"The 2 spoken word parts of the song are from an actual dream I had quite a few years ago. I don't usually write down my dreams but I did with this one. I was never a believer in "out of body" experiences before, but in the dream I was flying around having a grand time, checking out the sites, then in my dream I had the very distinctive thought "I need to get back into my body". Just like that. So I flew to my house, then into my bedroom, and saw my body lying there in the bed. So I laid down onto "myself" and I felt this upward-pulling sensation. Then I woke up! The spoken word parts are pretty much my exact dream.
"The first sung part of the song is a conversation with God about him being God and being much better at that job and me. I'm kind of a cart-before-the-horse kind of guy so sometimes I need to remind myself that I'm very limited in my view (and abilities).
"The second sung part is about inward reflection. Taking an honest look at myself and my limitations and coming to terms with it, and trying to do better, be better.
"The song itself is actually a few years old. I was messing around with some online collaborations with my good friend John Amelang and this was one of the songs we came up with. At the time it didn't have any singing, just the dream part. I sent John the drones with this crazy drum loop I came up with and the vocals and he recorded the bass and fuzz guitar parts.

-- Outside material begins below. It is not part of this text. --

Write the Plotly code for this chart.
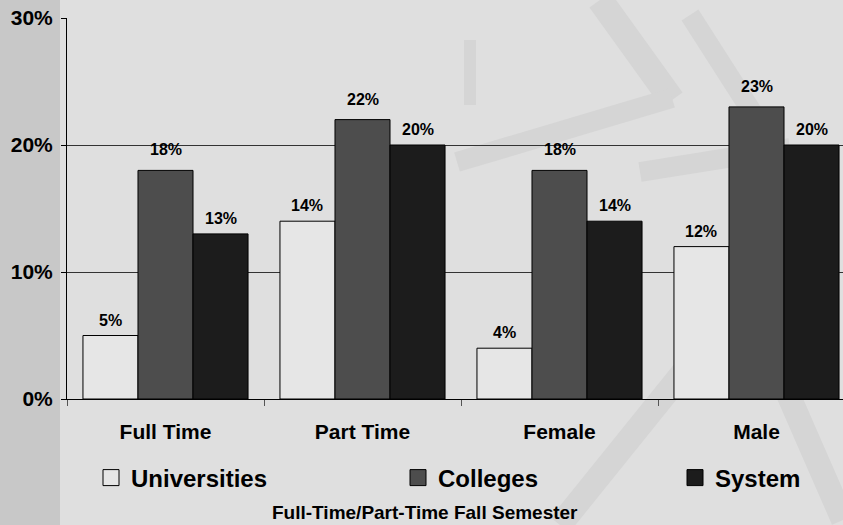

"When we decided to do our 'reinvention' of Wayside I thought this song would be the best example or statement of intention regarding our new direction. It's probably the strangest of our new material, so that's exactly why we're sort of leading everything off with it. I cut the drum loops and Kevin recorded his drums parts, Natalie recorded the cello, and my friend Spinmeister from Canada recorded the synths.
"For the video I was thinking it would be good to do a very dream-like atmospheric type thing. Bits and pieces of "memories" that are more like dreams themselves instead of some silly dream sequence out of a movie. My dreams are typically random, and vivid, and amalgamated. So I found some family footage on the web from the 60's that was just perfect for the imagery that I was looking for. I messed around with different ways to layer different scenes on top of each other so that you can see multiple things going on at the same time. For the chorus parts I used a bunch of old Thomas Edison footage that really fit with the more silly/random aspect dreams can have.
"Ultimately for the video I wanted to have something that was a visual art piece that you could freeze just about any frame of it and it would look cool in and of itself."